Tuesday, June 24, 2008

US Banking System is Doomed

How's that for an attention-grabbing title?

A very interesting article in The Age posits exactly that - that the banking system in this country, fed by numerous bubbles of bad credit and faulty deals, is about to go into the tank.

But don't take my word for it. Read the whole article, for which these few bits will suffice:

"The US banking system as it exists now will not survive and its death throes will be painful. Details of its demise are in evidence everywhere you look. The fall of Bear Stearns, the collapse of Lehman Brothers and rumours circling the future of market super-heavyweight Goldman Sachs and Merrill Lynch attest to the end of the broker-dealer form of banking that cannot survive without securitisation, a system essentially built on kickbacks, big bonuses and the movement of money dressed up as industry."

"The US, like all of us, conditioned itself to believe in economic cycles and the inevitable bounce. But each correction has seen the creation of a new and less stable bubble.

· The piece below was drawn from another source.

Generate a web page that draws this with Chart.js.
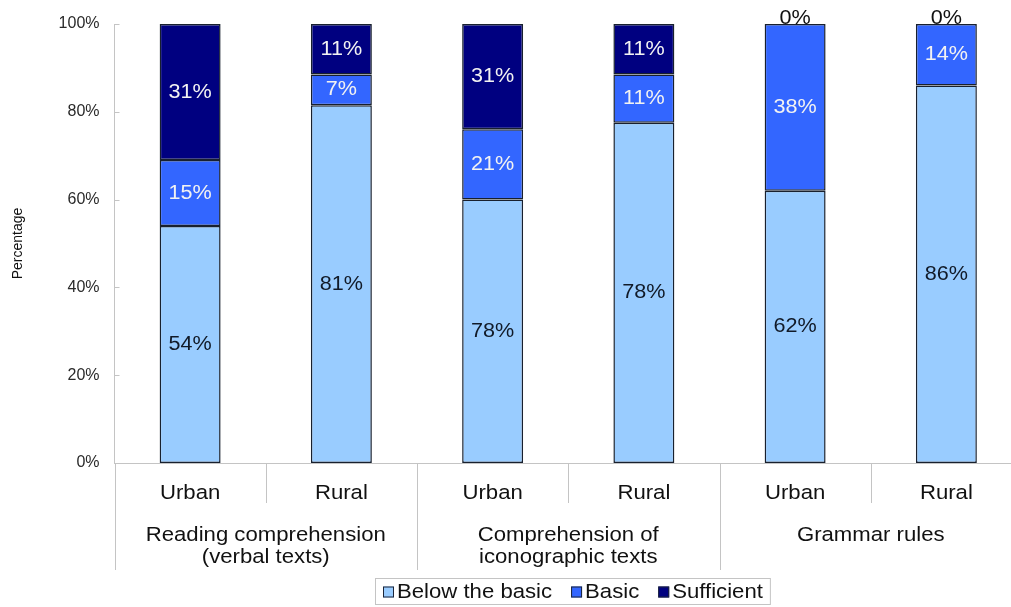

On this fact, several authorities are now coming to the same conclusion."

"Increasingly, independent analysts like Whalen and Hudson are blaming deregulation, especially the repeal of the 1930s Glass-Steagall Act that was passed to prevent a recurrence of the practices and results we are seeing today, and repealed by Bill Clinton, leading, as Hudson observed, to insufficient, or non-existent, oversight."

In matters economic, I defer to experts such as The Dark Wraith to confirm the arguments made in this article.